I go there quite often when I'm on the East Coast, because I know them. I want to get some of them on record so people will realise that this music is not dead, its not going out. They're still playing it, just not recording it. John Lee Hooker's first guitar was a one string baling wire on a barn door. He doesn't like to talk about it. He used to go out and put the baling wire between two doors and then push the doors back.... before he was able to buy a guitar. And my first string I made for the banjo was a sewing thread. I tied it on branches of a tree, and pushed the branches back. You had to have a lot of patience. I learnt to do ti from my old uncle, he taught me how to wrap the strings together, and stretch it. When you got the sound you wanted you left it to dry. They didn't last, and you had to play them very soft.
If you tie a string in 9 knots and have to play between the knots - that's where you really have fun. That's where the capo come in. I had no capo then. I used a hickory stick. You'd tie that around the neck of the guitar because you weren't able to buy a string in the late 20's. If you did get a string, you'd hang on to it. I tied bass strings and high strings together. As long as you have the capo below the knot you get the same tone. I bottle all my strings. After this tour I'll go back and bottle each set of strings. I could sell them if I wanted to. Someday I might become famous. You could to into my office and see all these guitar strings bottled up and stuck down my bottles saying Germany and India - and think 'Whats all this for'. I save all my strings. I use the same set of strings that I had when I first toured Australia in 1965, the same pick that I made my first record with.
You don't have the guitar you made your first record with?
No, I wished I did, but I was stupid. I had to pay for the new car. It was a little old make-believe guitar. It was so old the keys were all bent on it.
You played a Gibson earlier on didn't you?
Yeah, earlier. I had an SS Steward. Then after that I had a guitar with a neck on it. I liked the body of it and I put a neck in it for me. Then after that I got a Gibson. I sued Blind Boy Fuller's steel Nash one.
How do you feel about the steel guitar?
I liked it at the time because it was a very good weatherproof guitar. Hitch-hiking was.....

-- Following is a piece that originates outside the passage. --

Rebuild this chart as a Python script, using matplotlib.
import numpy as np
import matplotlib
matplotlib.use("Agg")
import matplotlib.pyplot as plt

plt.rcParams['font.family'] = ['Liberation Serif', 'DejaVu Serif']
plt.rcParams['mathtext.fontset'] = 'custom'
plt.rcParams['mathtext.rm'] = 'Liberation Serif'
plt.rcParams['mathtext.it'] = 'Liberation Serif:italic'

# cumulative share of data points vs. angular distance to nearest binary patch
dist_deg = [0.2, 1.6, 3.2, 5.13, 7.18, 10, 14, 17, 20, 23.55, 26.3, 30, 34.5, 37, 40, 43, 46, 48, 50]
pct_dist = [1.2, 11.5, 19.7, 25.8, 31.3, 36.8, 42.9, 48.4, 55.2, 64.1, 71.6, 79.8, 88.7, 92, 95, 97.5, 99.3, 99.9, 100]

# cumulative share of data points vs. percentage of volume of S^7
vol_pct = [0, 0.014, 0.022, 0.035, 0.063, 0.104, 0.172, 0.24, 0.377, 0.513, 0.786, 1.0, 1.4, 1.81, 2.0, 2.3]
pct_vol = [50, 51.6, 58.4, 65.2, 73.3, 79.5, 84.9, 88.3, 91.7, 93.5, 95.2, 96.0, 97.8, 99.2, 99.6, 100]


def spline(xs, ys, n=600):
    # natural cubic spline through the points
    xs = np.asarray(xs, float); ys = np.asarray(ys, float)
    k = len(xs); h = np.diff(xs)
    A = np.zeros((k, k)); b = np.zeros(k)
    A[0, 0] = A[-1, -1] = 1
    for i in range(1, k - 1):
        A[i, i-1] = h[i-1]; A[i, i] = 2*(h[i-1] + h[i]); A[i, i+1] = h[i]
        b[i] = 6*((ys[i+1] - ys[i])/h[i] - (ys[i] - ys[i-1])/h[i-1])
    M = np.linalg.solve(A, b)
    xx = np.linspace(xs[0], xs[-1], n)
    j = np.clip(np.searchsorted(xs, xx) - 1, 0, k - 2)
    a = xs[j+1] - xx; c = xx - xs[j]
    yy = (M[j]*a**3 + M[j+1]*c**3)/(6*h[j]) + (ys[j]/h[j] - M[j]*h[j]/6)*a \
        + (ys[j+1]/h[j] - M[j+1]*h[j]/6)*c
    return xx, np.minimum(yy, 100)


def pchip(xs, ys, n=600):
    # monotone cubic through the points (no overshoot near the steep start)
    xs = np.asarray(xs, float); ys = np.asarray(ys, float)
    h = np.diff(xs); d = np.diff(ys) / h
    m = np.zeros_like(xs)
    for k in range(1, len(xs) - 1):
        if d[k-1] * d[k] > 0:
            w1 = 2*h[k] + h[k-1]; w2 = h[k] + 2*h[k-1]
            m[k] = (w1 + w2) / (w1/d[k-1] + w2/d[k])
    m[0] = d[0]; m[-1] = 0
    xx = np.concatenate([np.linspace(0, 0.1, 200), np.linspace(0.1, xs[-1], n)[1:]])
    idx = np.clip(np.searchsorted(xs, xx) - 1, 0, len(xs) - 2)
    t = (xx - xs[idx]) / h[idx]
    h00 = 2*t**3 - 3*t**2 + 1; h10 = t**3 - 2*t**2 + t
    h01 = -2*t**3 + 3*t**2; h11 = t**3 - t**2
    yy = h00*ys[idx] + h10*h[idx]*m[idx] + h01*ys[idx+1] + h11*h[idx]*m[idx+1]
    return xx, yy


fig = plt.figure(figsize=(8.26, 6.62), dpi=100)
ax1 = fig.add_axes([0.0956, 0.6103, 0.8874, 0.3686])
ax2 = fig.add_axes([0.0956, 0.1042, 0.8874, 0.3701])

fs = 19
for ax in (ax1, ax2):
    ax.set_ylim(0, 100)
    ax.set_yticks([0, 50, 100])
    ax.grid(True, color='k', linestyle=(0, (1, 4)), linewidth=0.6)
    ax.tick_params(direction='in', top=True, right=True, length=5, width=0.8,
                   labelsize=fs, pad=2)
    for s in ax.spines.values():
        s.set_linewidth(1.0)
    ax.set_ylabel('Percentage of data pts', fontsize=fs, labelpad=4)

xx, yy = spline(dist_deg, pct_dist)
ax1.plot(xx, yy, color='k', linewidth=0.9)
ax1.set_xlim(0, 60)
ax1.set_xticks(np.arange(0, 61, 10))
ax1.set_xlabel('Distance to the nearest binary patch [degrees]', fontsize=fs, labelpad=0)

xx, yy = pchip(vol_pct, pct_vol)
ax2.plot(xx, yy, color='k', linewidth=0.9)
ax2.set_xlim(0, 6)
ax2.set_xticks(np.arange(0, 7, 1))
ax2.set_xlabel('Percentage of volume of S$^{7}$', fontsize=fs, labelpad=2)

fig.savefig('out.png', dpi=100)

You were still on the road?
Yes, I had it when I came to New York.
They were popular because they were loud for the street?
Oh yes, and they were good in the weather. All you had to do was just cover up the resonator - the little piece of wood underneath the bridge. If you keep that from getting wet, its fine. I slept on it many a night. I used it for my pillow, just put a sack on it, put it under your head. Pick it up, put it on your back and walk on. It was no problem. But a wooden guitar - as soon as it started to rain you had to get it under something. It made my shoulders sore after so long - very heavy.